# Data in this exercise
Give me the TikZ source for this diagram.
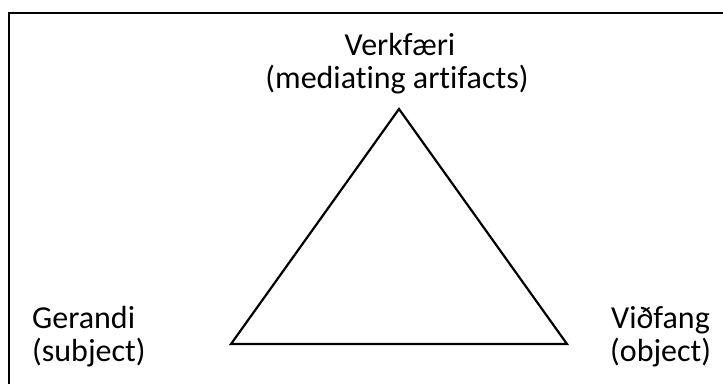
\documentclass[tikz,border=0pt]{standalone}
\usepackage{fontspec}
\setmainfont[Ligatures={NoCommon}]{Carlito}
\begin{document}
\begin{tikzpicture}[x=1pt,y=-1pt,
  lbl/.style={inner sep=0pt,font=\fontsize{32}{33}\selectfont},
  edge/.style={draw=black,line width=2.2pt,line join=miter}]
\useasboundingbox (0,0) rectangle (723,383);
\draw[line width=2.2pt] (9,390) -- (9,13) -- (730,13);
\coordinate (top) at (399,109);
\coordinate (left) at (231,344);
\coordinate (right) at (567,344);
\draw[edge] (top) -- (left) -- (right) -- cycle;
\node[lbl,anchor=base] (t1) at (400,55) {Verkfæri};
\node[lbl,anchor=base] (t2) at (397,88) {(mediating artifacts)};
\node[lbl,anchor=base west] (l1) at (32,328) {Gerandi};
\node[lbl,anchor=base west] (l2) at (32,361) {(subject)};
\node[lbl,anchor=base west] (r1) at (611,328) {Viðfang};
\node[lbl,anchor=base west] (r2) at (610,361) {(object)};
\end{tikzpicture}
\end{document}
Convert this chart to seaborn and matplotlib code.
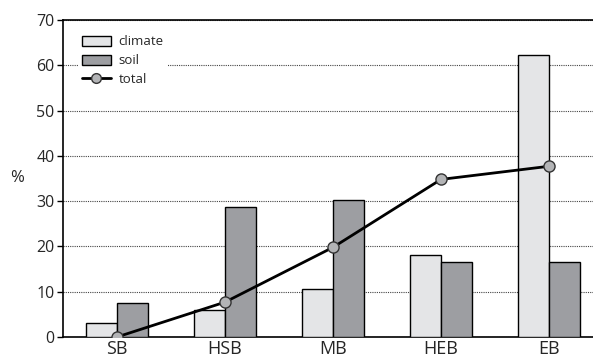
import numpy as np
import pandas as pd
import matplotlib
matplotlib.use('Agg')
import matplotlib.pyplot as plt
import seaborn as sns
from matplotlib.patches import Patch
from matplotlib.lines import Line2D

categorias = ['SB', 'HSB', 'MB', 'HEB', 'EB']
climate = [3.0, 6.0, 10.7, 18.0, 62.3]
soil = [7.5, 28.7, 30.3, 16.5, 16.5]
total = [0.0, 7.7, 19.8, 34.8, 37.7]

sns.set_style('white')
plt.rcParams['font.family'] = ['Open Sans', 'DejaVu Sans']

dados = pd.DataFrame({
    'cat': categorias * 2,
    'valor': climate + soil,
    'tipo': ['climate'] * 5 + ['soil'] * 5,
})

fig = plt.figure(figsize=(5.93, 3.6), dpi=100)
ax = fig.add_axes([63 / 593, 23 / 360, 540 / 593, 317 / 360])

sns.barplot(data=dados, x='cat', y='valor', hue='tipo', order=categorias,
            palette={'climate': '#e4e5e7', 'soil': '#9d9ea2'}, width=0.58,
            gap=0, edgecolor='black', linewidth=1.0, saturation=1, ax=ax,
            legend=False, zorder=3)

sns.lineplot(x=np.arange(len(total)), y=total, color='black', linewidth=2,
             marker='o', markersize=8, markerfacecolor='#b3b4b6',
             markeredgecolor='#333333', markeredgewidth=1, ax=ax, zorder=4)

ax.set_xlim(-0.5, 4.5)
ax.set_ylim(0, 70)
ax.set_yticks(range(0, 71, 10))
ax.yaxis.grid(True, linestyle=(0, (1, 1)), color='#444444', linewidth=0.8, zorder=0)
ax.set_axisbelow(True)

ax.set_xticks(np.arange(-0.5, 5, 1), minor=True)
ax.tick_params(axis='x', which='major', length=0, labelsize=13, pad=2)
ax.tick_params(axis='x', which='minor', length=5, width=1, color='black', direction='out')
ax.tick_params(axis='y', length=4, width=1, color='black', direction='out', labelsize=11.5, pad=2, left=True)

for s in ['left', 'bottom', 'top']:
    ax.spines[s].set_color('black')
    ax.spines[s].set_linewidth(1.2)
ax.spines['right'].set_visible(False)

ax.set_xlabel('')
ax.set_ylabel('%', fontsize=12, rotation=0, labelpad=14, va='center')

handles = [
    Patch(facecolor='#e4e5e7', edgecolor='black', linewidth=1, label='climate'),
    Patch(facecolor='#9d9ea2', edgecolor='black', linewidth=1, label='soil'),
    Line2D([0], [0], color='black', linewidth=2, marker='o', markersize=7,
           markerfacecolor='#b3b4b6', markeredgecolor='#333333', label='total'),
]
leg = ax.legend(handles=handles, loc='upper left', bbox_to_anchor=(0.015, 0.985),
                fontsize=9.5, frameon=True, facecolor='white', edgecolor='none',
                framealpha=1, fancybox=False, handlelength=2.2, handleheight=0.8,
                labelspacing=0.45, borderpad=0.3, handletextpad=0.6)
leg.set_zorder(5)

fig.savefig('out.png', dpi=100)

# Short exercise
Every entry must be written out exactly, with all pictures left out.

# Solved problem
Give me the TikZ source for this diagram.
\documentclass[tikz,border=0pt]{standalone}
\usepackage{fontspec}
\setmainfont[Ligatures={NoCommon}]{Carlito}
\begin{document}
\begin{tikzpicture}[x=1pt,y=-1pt,
  lbl/.style={inner sep=0pt,font=\fontsize{32}{33}\selectfont},
  edge/.style={draw=black,line width=2.2pt,line join=miter}]
\useasboundingbox (0,0) rectangle (723,383);
\draw[line width=2.2pt] (9,390) -- (9,13) -- (730,13);
\coordinate (top) at (399,109);
\coordinate (left) at (231,344);
\coordinate (right) at (567,344);
\draw[edge] (top) -- (left) -- (right) -- cycle;
\node[lbl,anchor=base] (t1) at (400,55) {Verkfæri};
\node[lbl,anchor=base] (t2) at (397,88) {(mediating artifacts)};
\node[lbl,anchor=base west] (l1) at (32,328) {Gerandi};
\node[lbl,anchor=base west] (l2) at (32,361) {(subject)};
\node[lbl,anchor=base west] (r1) at (611,328) {Viðfang};
\node[lbl,anchor=base west] (r2) at (610,361) {(object)};
\end{tikzpicture}
\end{document}
Convert this chart to seaborn and matplotlib code.
import numpy as np
import pandas as pd
import matplotlib
matplotlib.use('Agg')
import matplotlib.pyplot as plt
import seaborn as sns
from matplotlib.patches import Patch
from matplotlib.lines import Line2D

categorias = ['SB', 'HSB', 'MB', 'HEB', 'EB']
climate = [3.0, 6.0, 10.7, 18.0, 62.3]
soil = [7.5, 28.7, 30.3, 16.5, 16.5]
total = [0.0, 7.7, 19.8, 34.8, 37.7]

sns.set_style('white')
plt.rcParams['font.family'] = ['Open Sans', 'DejaVu Sans']

dados = pd.DataFrame({
    'cat': categorias * 2,
    'valor': climate + soil,
    'tipo': ['climate'] * 5 + ['soil'] * 5,
})

fig = plt.figure(figsize=(5.93, 3.6), dpi=100)
ax = fig.add_axes([63 / 593, 23 / 360, 540 / 593, 317 / 360])

sns.barplot(data=dados, x='cat', y='valor', hue='tipo', order=categorias,
            palette={'climate': '#e4e5e7', 'soil': '#9d9ea2'}, width=0.58,
            gap=0, edgecolor='black', linewidth=1.0, saturation=1, ax=ax,
            legend=False, zorder=3)

sns.lineplot(x=np.arange(len(total)), y=total, color='black', linewidth=2,
             marker='o', markersize=8, markerfacecolor='#b3b4b6',
             markeredgecolor='#333333', markeredgewidth=1, ax=ax, zorder=4)

ax.set_xlim(-0.5, 4.5)
ax.set_ylim(0, 70)
ax.set_yticks(range(0, 71, 10))
ax.yaxis.grid(True, linestyle=(0, (1, 1)), color='#444444', linewidth=0.8, zorder=0)
ax.set_axisbelow(True)

ax.set_xticks(np.arange(-0.5, 5, 1), minor=True)
ax.tick_params(axis='x', which='major', length=0, labelsize=13, pad=2)
ax.tick_params(axis='x', which='minor', length=5, width=1, color='black', direction='out')
ax.tick_params(axis='y', length=4, width=1, color='black', direction='out', labelsize=11.5, pad=2, left=True)

for s in ['left', 'bottom', 'top']:
    ax.spines[s].set_color('black')
    ax.spines[s].set_linewidth(1.2)
ax.spines['right'].set_visible(False)

ax.set_xlabel('')
ax.set_ylabel('%', fontsize=12, rotation=0, labelpad=14, va='center')

handles = [
    Patch(facecolor='#e4e5e7', edgecolor='black', linewidth=1, label='climate'),
    Patch(facecolor='#9d9ea2', edgecolor='black', linewidth=1, label='soil'),
    Line2D([0], [0], color='black', linewidth=2, marker='o', markersize=7,
           markerfacecolor='#b3b4b6', markeredgecolor='#333333', label='total'),
]
leg = ax.legend(handles=handles, loc='upper left', bbox_to_anchor=(0.015, 0.985),
                fontsize=9.5, frameon=True, facecolor='white', edgecolor='none',
                framealpha=1, fancybox=False, handlelength=2.2, handleheight=0.8,
                labelspacing=0.45, borderpad=0.3, handletextpad=0.6)
leg.set_zorder(5)

fig.savefig('out.png', dpi=100)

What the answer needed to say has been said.